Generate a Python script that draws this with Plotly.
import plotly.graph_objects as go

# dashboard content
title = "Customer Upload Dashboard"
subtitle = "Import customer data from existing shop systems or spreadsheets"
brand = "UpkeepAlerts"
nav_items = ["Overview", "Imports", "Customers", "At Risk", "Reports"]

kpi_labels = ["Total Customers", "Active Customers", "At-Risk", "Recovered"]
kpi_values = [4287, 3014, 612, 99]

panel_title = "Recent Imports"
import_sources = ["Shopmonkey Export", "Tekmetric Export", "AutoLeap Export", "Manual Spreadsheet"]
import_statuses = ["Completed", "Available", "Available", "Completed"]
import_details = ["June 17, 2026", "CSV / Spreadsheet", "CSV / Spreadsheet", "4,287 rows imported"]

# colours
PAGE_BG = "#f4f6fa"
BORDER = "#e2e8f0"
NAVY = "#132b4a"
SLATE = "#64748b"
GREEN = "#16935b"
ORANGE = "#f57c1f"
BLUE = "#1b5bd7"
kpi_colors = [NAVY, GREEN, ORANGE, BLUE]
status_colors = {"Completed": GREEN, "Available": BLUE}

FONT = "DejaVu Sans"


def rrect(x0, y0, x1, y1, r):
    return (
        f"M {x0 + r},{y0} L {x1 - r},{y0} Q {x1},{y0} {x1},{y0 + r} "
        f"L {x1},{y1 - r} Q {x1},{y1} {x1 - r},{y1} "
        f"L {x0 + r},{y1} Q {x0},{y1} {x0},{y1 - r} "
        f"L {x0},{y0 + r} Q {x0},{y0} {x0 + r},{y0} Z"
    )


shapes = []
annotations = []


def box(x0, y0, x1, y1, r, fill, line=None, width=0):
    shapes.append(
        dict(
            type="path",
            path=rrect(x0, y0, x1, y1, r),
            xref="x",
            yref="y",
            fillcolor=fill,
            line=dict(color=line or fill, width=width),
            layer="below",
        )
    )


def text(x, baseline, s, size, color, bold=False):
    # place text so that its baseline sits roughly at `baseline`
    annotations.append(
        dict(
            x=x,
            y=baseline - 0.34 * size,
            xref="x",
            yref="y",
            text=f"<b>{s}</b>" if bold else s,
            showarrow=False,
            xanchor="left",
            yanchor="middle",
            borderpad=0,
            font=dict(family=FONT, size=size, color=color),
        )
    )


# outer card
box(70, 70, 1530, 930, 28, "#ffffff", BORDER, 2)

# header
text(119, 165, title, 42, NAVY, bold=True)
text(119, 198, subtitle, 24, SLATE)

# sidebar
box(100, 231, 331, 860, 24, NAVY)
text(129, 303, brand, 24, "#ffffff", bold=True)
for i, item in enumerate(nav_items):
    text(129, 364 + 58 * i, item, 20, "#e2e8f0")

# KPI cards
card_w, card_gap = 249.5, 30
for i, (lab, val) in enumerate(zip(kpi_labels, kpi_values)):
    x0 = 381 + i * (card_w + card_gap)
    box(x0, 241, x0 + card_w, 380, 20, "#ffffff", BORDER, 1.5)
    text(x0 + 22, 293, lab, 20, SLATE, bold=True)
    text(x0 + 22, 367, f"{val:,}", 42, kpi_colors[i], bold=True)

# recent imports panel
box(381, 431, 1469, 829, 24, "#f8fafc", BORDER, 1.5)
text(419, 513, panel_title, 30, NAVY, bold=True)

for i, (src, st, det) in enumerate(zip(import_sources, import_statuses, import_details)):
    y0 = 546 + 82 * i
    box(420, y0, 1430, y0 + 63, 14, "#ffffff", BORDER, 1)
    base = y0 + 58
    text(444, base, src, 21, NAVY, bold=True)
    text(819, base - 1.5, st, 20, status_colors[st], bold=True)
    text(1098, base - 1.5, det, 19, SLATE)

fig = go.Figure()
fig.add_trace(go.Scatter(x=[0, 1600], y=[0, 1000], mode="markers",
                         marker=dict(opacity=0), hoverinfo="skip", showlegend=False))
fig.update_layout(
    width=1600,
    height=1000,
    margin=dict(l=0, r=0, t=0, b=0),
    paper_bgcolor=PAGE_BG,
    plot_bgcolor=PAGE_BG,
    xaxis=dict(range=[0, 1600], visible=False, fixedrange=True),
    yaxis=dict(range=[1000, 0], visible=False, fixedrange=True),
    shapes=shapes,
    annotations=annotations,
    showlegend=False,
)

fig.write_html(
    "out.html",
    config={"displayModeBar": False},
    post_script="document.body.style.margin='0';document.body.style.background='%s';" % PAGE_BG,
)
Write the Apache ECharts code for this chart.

☆ ☆ ☆ ☆ ☆

Requirement → Extract each line of the listing above, copying it word for word.

Worked solution →
Generate a Python script that draws this with Plotly.
import plotly.graph_objects as go

# dashboard content
title = "Customer Upload Dashboard"
subtitle = "Import customer data from existing shop systems or spreadsheets"
brand = "UpkeepAlerts"
nav_items = ["Overview", "Imports", "Customers", "At Risk", "Reports"]

kpi_labels = ["Total Customers", "Active Customers", "At-Risk", "Recovered"]
kpi_values = [4287, 3014, 612, 99]

panel_title = "Recent Imports"
import_sources = ["Shopmonkey Export", "Tekmetric Export", "AutoLeap Export", "Manual Spreadsheet"]
import_statuses = ["Completed", "Available", "Available", "Completed"]
import_details = ["June 17, 2026", "CSV / Spreadsheet", "CSV / Spreadsheet", "4,287 rows imported"]

# colours
PAGE_BG = "#f4f6fa"
BORDER = "#e2e8f0"
NAVY = "#132b4a"
SLATE = "#64748b"
GREEN = "#16935b"
ORANGE = "#f57c1f"
BLUE = "#1b5bd7"
kpi_colors = [NAVY, GREEN, ORANGE, BLUE]
status_colors = {"Completed": GREEN, "Available": BLUE}

FONT = "DejaVu Sans"


def rrect(x0, y0, x1, y1, r):
    return (
        f"M {x0 + r},{y0} L {x1 - r},{y0} Q {x1},{y0} {x1},{y0 + r} "
        f"L {x1},{y1 - r} Q {x1},{y1} {x1 - r},{y1} "
        f"L {x0 + r},{y1} Q {x0},{y1} {x0},{y1 - r} "
        f"L {x0},{y0 + r} Q {x0},{y0} {x0 + r},{y0} Z"
    )


shapes = []
annotations = []


def box(x0, y0, x1, y1, r, fill, line=None, width=0):
    shapes.append(
        dict(
            type="path",
            path=rrect(x0, y0, x1, y1, r),
            xref="x",
            yref="y",
            fillcolor=fill,
            line=dict(color=line or fill, width=width),
            layer="below",
        )
    )


def text(x, baseline, s, size, color, bold=False):
    # place text so that its baseline sits roughly at `baseline`
    annotations.append(
        dict(
            x=x,
            y=baseline - 0.34 * size,
            xref="x",
            yref="y",
            text=f"<b>{s}</b>" if bold else s,
            showarrow=False,
            xanchor="left",
            yanchor="middle",
            borderpad=0,
            font=dict(family=FONT, size=size, color=color),
        )
    )


# outer card
box(70, 70, 1530, 930, 28, "#ffffff", BORDER, 2)

# header
text(119, 165, title, 42, NAVY, bold=True)
text(119, 198, subtitle, 24, SLATE)

# sidebar
box(100, 231, 331, 860, 24, NAVY)
text(129, 303, brand, 24, "#ffffff", bold=True)
for i, item in enumerate(nav_items):
    text(129, 364 + 58 * i, item, 20, "#e2e8f0")

# KPI cards
card_w, card_gap = 249.5, 30
for i, (lab, val) in enumerate(zip(kpi_labels, kpi_values)):
    x0 = 381 + i * (card_w + card_gap)
    box(x0, 241, x0 + card_w, 380, 20, "#ffffff", BORDER, 1.5)
    text(x0 + 22, 293, lab, 20, SLATE, bold=True)
    text(x0 + 22, 367, f"{val:,}", 42, kpi_colors[i], bold=True)

# recent imports panel
box(381, 431, 1469, 829, 24, "#f8fafc", BORDER, 1.5)
text(419, 513, panel_title, 30, NAVY, bold=True)

for i, (src, st, det) in enumerate(zip(import_sources, import_statuses, import_details)):
    y0 = 546 + 82 * i
    box(420, y0, 1430, y0 + 63, 14, "#ffffff", BORDER, 1)
    base = y0 + 58
    text(444, base, src, 21, NAVY, bold=True)
    text(819, base - 1.5, st, 20, status_colors[st], bold=True)
    text(1098, base - 1.5, det, 19, SLATE)

fig = go.Figure()
fig.add_trace(go.Scatter(x=[0, 1600], y=[0, 1000], mode="markers",
                         marker=dict(opacity=0), hoverinfo="skip", showlegend=False))
fig.update_layout(
    width=1600,
    height=1000,
    margin=dict(l=0, r=0, t=0, b=0),
    paper_bgcolor=PAGE_BG,
    plot_bgcolor=PAGE_BG,
    xaxis=dict(range=[0, 1600], visible=False, fixedrange=True),
    yaxis=dict(range=[1000, 0], visible=False, fixedrange=True),
    shapes=shapes,
    annotations=annotations,
    showlegend=False,
)

fig.write_html(
    "out.html",
    config={"displayModeBar": False},
    post_script="document.body.style.margin='0';document.body.style.background='%s';" % PAGE_BG,
)
Write the Apache ECharts code for this chart.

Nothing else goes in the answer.